I’m currently reading a book called Ghosting by Jennie Erdal. It’s about a woman who is a ghostwriter for an interesting and eccentric publisher back in the 80’s/90’s.
Last night I ran across a section in the book where she talks about her husband leaving for an extended (2 month) stint overseas for work. This was back before email and when calling overseas was very expensive. Her children were small and had no well-developed sense of time. So in order to help them understand how long it would be before their father came home she came up with a great idea how to mark the passage of time and also create a meaningful keepsake.
Below I will print the excerpt from Ghosting by Jennie Erdal.
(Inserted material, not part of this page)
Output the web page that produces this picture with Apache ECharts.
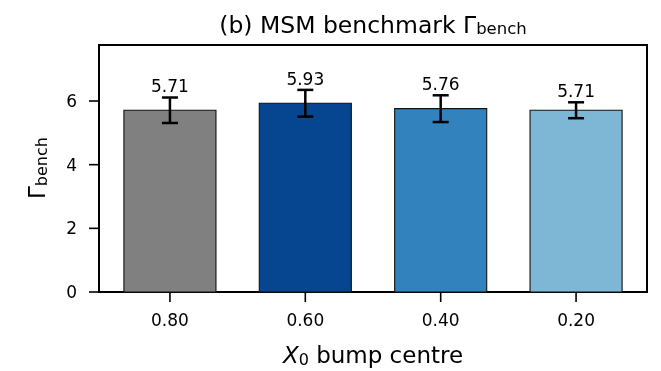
<!DOCTYPE html>
<html>
<head>
<meta charset="utf-8">
<script src="https://cdn.jsdelivr.net/npm/echarts@6/dist/echarts.min.js"></script>
<style>
  html, body { margin: 0; padding: 0; background: #fff; }
  #chart { width: 661px; height: 371px; }
</style>
</head>
<body>
<div id="chart"></div>
<script>
// Bump-centre positions and the MSM benchmark rate measured at each
const categories = ['0.80', '0.60', '0.40', '0.20'];
const gammaBench = [5.71, 5.93, 5.76, 5.71];
const gammaErr = [0.40, 0.42, 0.42, 0.25];
const barColors = ['#808080', '#064590', '#3282bd', '#7eb6d6'];
const yTicks = [0, 2, 4, 6];
const yTickLabels = ['0', '2', '4', '6'];

const FONT = 'DejaVu Sans';
const X_MIN = -0.524, X_MAX = 3.524;
const Y_MIN = 0, Y_MAX = 7.76;
const BAR_HALF = 0.34;   // half bar width in category units
const CAP_HALF = 8;      // error-bar cap half width, px
const TICK_LEN = 10;

const chart = echarts.init(document.getElementById('chart'), null, { renderer: 'canvas' });

const barData = gammaBench.map((v, i) => [i, v]);
const errData = gammaBench.map((v, i) => [i, v, gammaErr[i]]);
const xTickData = categories.map((c, i) => [i, Y_MIN]);
const yTickData = yTicks.map(v => [X_MIN, v]);

const tickStyle = { stroke: '#000', lineWidth: 1.6 };
const labelFont = '17px "DejaVu Sans"';

const option = {
  animation: false,
  grid: {
    left: 99, top: 45, width: 548, height: 247,
    show: true, borderColor: '#000', borderWidth: 2,
    backgroundColor: 'transparent',
    containLabel: false, outerBoundsMode: 'none'
  },
  xAxis: {
    type: 'value', min: X_MIN, max: X_MAX,
    splitLine: { show: false }, axisLine: { show: false },
    axisTick: { show: false }, axisLabel: { show: false }
  },
  yAxis: {
    type: 'value', min: Y_MIN, max: Y_MAX, interval: 2,
    splitLine: { show: false }, axisLine: { show: false },
    axisTick: { show: false }, axisLabel: { show: false }
  },
  graphic: [
    {
      type: 'text', x: 373, y: 27,
      style: {
        text: '{m|(b) MSM benchmark Γ}{s|bench}',
        align: 'center', verticalAlign: 'middle',
        rich: {
          m: { fontFamily: FONT, fontSize: 23.5, lineHeight: 23, fill: '#000' },
          s: { fontFamily: FONT, fontSize: 16.5, lineHeight: 9, verticalAlign: 'bottom', fill: '#000' }
        }
      }
    },
    {
      type: 'text', x: 373, y: 357,
      style: {
        text: '{i|X}{s|0}{m| bump centre}',
        align: 'center', verticalAlign: 'middle',
        rich: {
          i: { fontFamily: FONT, fontStyle: 'italic', fontSize: 23, lineHeight: 23, fill: '#000' },
          s: { fontFamily: FONT, fontSize: 16, lineHeight: 12, verticalAlign: 'bottom', fill: '#000' },
          m: { fontFamily: FONT, fontSize: 23, lineHeight: 23, fill: '#000' }
        }
      }
    },
    {
      type: 'text', x: 39, y: 168, rotation: Math.PI / 2,
      style: {
        text: '{m|Γ}{s|bench}',
        align: 'center', verticalAlign: 'middle',
        rich: {
          m: { fontFamily: FONT, fontSize: 23, lineHeight: 23, fill: '#000' },
          s: { fontFamily: FONT, fontSize: 16, lineHeight: 9, verticalAlign: 'bottom', fill: '#000' }
        }
      }
    }
  ],
  series: [
    {
      type: 'custom',
      name: 'bars',
      data: barData,
      clip: false,
      renderItem: function (params, api) {
        const i = api.value(0), v = api.value(1);
        const p0 = api.coord([i - BAR_HALF, v]);
        const p1 = api.coord([i + BAR_HALF, 0]);
        return {
          type: 'rect',
          shape: { x: p0[0], y: p0[1], width: p1[0] - p0[0], height: p1[1] - p0[1] },
          style: { fill: barColors[params.dataIndex], stroke: '#111', lineWidth: 1.1 }
        };
      }
    },
    {
      type: 'custom',
      name: 'errors',
      data: errData,
      clip: false,
      z: 3,
      renderItem: function (params, api) {
        const i = api.value(0), v = api.value(1), e = api.value(2);
        const top = api.coord([i, v + e]);
        const bot = api.coord([i, v - e]);
        const ls = { stroke: '#000', lineWidth: 2.5 };
        return {
          type: 'group',
          children: [
            { type: 'line', shape: { x1: top[0], y1: top[1], x2: bot[0], y2: bot[1] }, style: ls },
            { type: 'line', shape: { x1: top[0] - CAP_HALF, y1: top[1], x2: top[0] + CAP_HALF, y2: top[1] }, style: ls },
            { type: 'line', shape: { x1: bot[0] - CAP_HALF, y1: bot[1], x2: bot[0] + CAP_HALF, y2: bot[1] }, style: ls },
            {
              type: 'text', x: top[0], y: top[1] - 9.5,
              style: {
                text: v.toFixed(2), fill: '#000',
                font: labelFont, align: 'center', verticalAlign: 'middle'
              }
            }
          ]
        };
      }
    },
    {
      // x-axis ticks and category labels
      type: 'custom',
      name: 'xticks',
      data: xTickData,
      clip: false,
      silent: true,
      renderItem: function (params, api) {
        const p = api.coord([api.value(0), api.value(1)]);
        return {
          type: 'group',
          children: [
            { type: 'line', shape: { x1: p[0], y1: p[1], x2: p[0], y2: p[1] + TICK_LEN }, style: tickStyle },
            {
              type: 'text', x: p[0], y: p[1] + 30,
              style: { text: categories[params.dataIndex], fill: '#000', font: labelFont, align: 'center', verticalAlign: 'middle' }
            }
          ]
        };
      }
    },
    {
      // y-axis ticks and value labels
      type: 'custom',
      name: 'yticks',
      data: yTickData,
      clip: false,
      silent: true,
      renderItem: function (params, api) {
        const p = api.coord([api.value(0), api.value(1)]);
        return {
          type: 'group',
          children: [
            { type: 'line', shape: { x1: p[0], y1: p[1], x2: p[0] - TICK_LEN, y2: p[1] }, style: tickStyle },
            {
              type: 'text', x: p[0] - 22, y: p[1] + 1.5,
              style: { text: yTickLabels[params.dataIndex], fill: '#000', font: labelFont, align: 'right', verticalAlign: 'middle' }
            }
          ]
        };
      }
    }
  ]
};

chart.setOption(option);
</script>
</body>
</html>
Two months is a long stretch in the lives of young children, and at the start they had found it impossible to imagine the size of so many days and weeks lumped together. To help them get the idea, I acquired a huge roll of paper from a local mill, cut two pieces measuring ten feet by six, stuck them together for extra strength, and bound the edges with strong masking tape. With the help of a long ruler, felt tip pens and six small hands, the sheet was divided into sixty squares, each square representing one day and marked with the date and the day of the week. The children all liked the idea of filling the squares with “something for Daddy” — a poem, a picture, an account of something that happened at school, a message or a short letter that he could read when he got back. I said it could be a sort of diary, a record of what they had been doing or what they had been thinking about when he was away. In a way it would be like speaking to him. I told them they didn’t need to do something every day, just when they wanted to.
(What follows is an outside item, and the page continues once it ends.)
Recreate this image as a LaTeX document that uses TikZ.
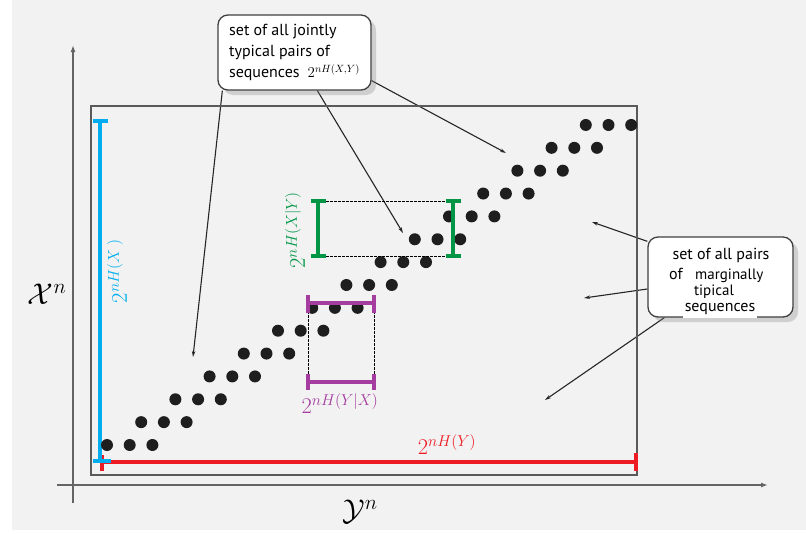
\RequirePackage{fix-cm}
\documentclass[tikz,border=0pt]{standalone}
\usepackage{fontspec}
\newfontfamily\calloutfont{PT Sans}
\usetikzlibrary{arrows.meta,shadows}
\definecolor{bgc}{RGB}{242,242,242}
\definecolor{cblue}{RGB}{0,174,239}
\definecolor{cred}{RGB}{237,28,36}
\definecolor{cgreen}{RGB}{0,150,70}
\definecolor{cpurple}{RGB}{165,60,160}
\definecolor{framec}{RGB}{90,90,90}
\definecolor{axisc}{RGB}{100,100,100}
\definecolor{dotc}{RGB}{30,30,30}
\pgfdeclarelayer{bg}
\pgfdeclarelayer{lines}
\pgfsetlayers{bg,lines,main}
\tikzset{
  axisline/.style={draw=axisc, line width=1.8pt, -{Latex[length=7pt,width=5pt]}},
  bar/.style={line width=3.3pt},
  guide/.style={draw=black, line width=0.7pt, dash pattern=on 2.5pt off 1.5pt},
  callout/.style={draw=black!75, line width=1.3pt, rounded corners=10pt, fill=white,
     drop shadow={shadow xshift=5pt, shadow yshift=-5pt, opacity=0.3}},
  ctext/.style={font=\calloutfont\fontsize{16}{21}\selectfont, inner sep=0pt},
  csmall/.style={font=\calloutfont\fontsize{15}{16}\selectfont, inner sep=0pt},
  pointer/.style={draw=black!85, line width=1.1pt, -{Stealth[length=6pt,width=3.5pt]}},
  mlabel/.style={font=\fontsize{22.5}{22.5}\selectfont, inner sep=0pt},
  biglabel/.style={font=\fontsize{30}{30}\selectfont, inner sep=0pt},
}
\begin{document}
\begin{tikzpicture}[x=1pt,y=-1pt]
\useasboundingbox (0,0) rectangle (806,533);
\begin{pgfonlayer}{bg}
\fill[white] (0,0) rectangle (806,533);
\fill[bgc] (12,0) rectangle (806,530);
\end{pgfonlayer}

% axes
\coordinate (ybot) at (73,503);
\coordinate (ytop) at (73,45);
\coordinate (xl) at (57,485);
\coordinate (xr) at (768,485);
\draw[axisline] (ybot) -- (ytop);
\draw[axisline] (xl) -- (xr);

% frame
\draw[framec, line width=1.2pt] (91,106) rectangle (637,475);

% red and blue bars
\draw[cred, bar] (102,462) -- (636,462);
\draw[cred, bar] (102,455) -- (102,471);
\draw[cred, bar] (636,453) -- (636,471);
\draw[cblue, bar] (100,121) -- (100,461);
\draw[cblue, bar] (93,121) -- (108,121);
\draw[cblue, bar] (93,461) -- (111,461);

% dots
\foreach \k in {0,...,14} {
  \foreach \j in {0,1,2} {
    \fill[dotc] ({107+34.2*\k+22.7*\j},{445-22.86*\k}) circle (6);
  }
}

% green
\draw[guide] (326,201) -- (446,201);
\draw[guide] (326,256) -- (446,256);
\draw[cgreen, bar] (318,201) -- (318,256);
\draw[cgreen, bar] (311,201) -- (326,201);
\draw[cgreen, bar] (311,256) -- (326,256);
\draw[cgreen, bar] (453,201) -- (453,256);
\draw[cgreen, bar] (446,201) -- (461,201);
\draw[cgreen, bar] (446,256) -- (461,256);

% purple
\draw[guide] (308,303) -- (308,382);
\draw[guide] (374,303) -- (374,382);
\draw[cpurple, bar] (308,303) -- (374,303);
\draw[cpurple, bar] (308,295) -- (308,313);
\draw[cpurple, bar] (374,295) -- (374,313);
\draw[cpurple, bar] (308,382) -- (374,382);
\draw[cpurple, bar] (308,374) -- (308,390);
\draw[cpurple, bar] (374,374) -- (374,390);

% math labels
\node[mlabel, text=cred] (ly) at (447,445) {$2^{nH(Y)}$};
\node[mlabel, text=cblue, rotate=90] (lx) at (117,271) {$2^{nH(X\;)}$};
\node[mlabel, text=cgreen, rotate=90] (lxy) at (295,230) {$2^{nH(X|Y)}$};
\node[mlabel, text=cpurple] (lyx) at (340,404) {$2^{nH(Y|X)}$};
\node[biglabel] (xn) at (47,294) {$\mathcal{X}^n$};
\node[biglabel] (yn) at (360,512) {$\mathcal{Y}^n$};

% callout 1
\node[callout, ctext, minimum width=153pt, minimum height=75pt, align=left] (c1) at (294.5,52.5)
  {set of all jointly\\typical pairs of\\sequences\enspace{\fontsize{15}{15}\selectfont$2^{nH(X,Y)}$}};

% callout 2
\node[callout, minimum width=145pt, minimum height=80pt] (c2) at (720.5,277) {};
\node[ctext, anchor=base] (c2a) at (721,259) {set of all pairs};
\node[ctext, anchor=base west] (c2b) at (669,279) {of};
\node[csmall, anchor=base west] (c2c) at (695,279) {marginally};
\node[csmall, anchor=base] (c2d) at (714,295) {tipical};
\node[ctext, anchor=base, fill=white, inner xsep=1.5pt, inner ysep=0.5pt, text height=10pt, text depth=6pt] (c2e) at (720,311) {sequences};

% pointers
\coordinate (t1) at (193,357);
\coordinate (t2) at (403,233);
\coordinate (t3) at (506,153);
\coordinate (t4) at (592,222);
\coordinate (t5) at (584,298);
\coordinate (t6) at (545,400);
\begin{pgfonlayer}{lines}
\draw[pointer] ([xshift=5pt]c1.south west) -- (t1);
\draw[pointer] ([xshift=100pt]c1.south west) -- (t2);
\draw[pointer] ([yshift=10pt]c1.south east) -- (t3);
\draw[pointer] ([yshift=-5pt]c2.north west) -- (t4);
\draw[pointer] ([yshift=-12pt]c2.west) -- (t5);
\draw[pointer] ([xshift=17pt]c2.south west) -- (t6);
\end{pgfonlayer}
\end{tikzpicture}
\end{document}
The huge paper sheet was pinned up in the kitchen. It stretched from floor to ceiling and took up nearly the whole wall. I explained to the children that for the first few weeks they would have to stand on a stepladder to fill in the squares, but as time went by they would be able to reach without the ladder, just by standing. When they could sit or kneel on the floor to fill in the squares, it would nearly be time for their dad to come back. the wall chart looked intimidating at first, very white and empty, but soon it began to fill up. And as the weeks passed it was transformed into a wonderful specimen of modern graffiti art. There were complex compositions in bold leaning letters or soft curly script, thoughtfully decorated with polka dots or crosshatching; and every so often, great surrealist splashes. Emily, the eldest, filled some squares with more abstract pieces that reminded me of the paintings of Mark Rothko — indeterminate shapes in muted, tender colours.
Isn’t this a fabulous idea? I love it! My son has a small calendar that we cross off every day so he knows which days are school days and which are “stay home days” as the calls them. I love the idea of a big, ginormous wall calendar like the Erdals did to pass the time.
What kinds of things have you done to either mark time or pass time? Tell me your brilliant idea!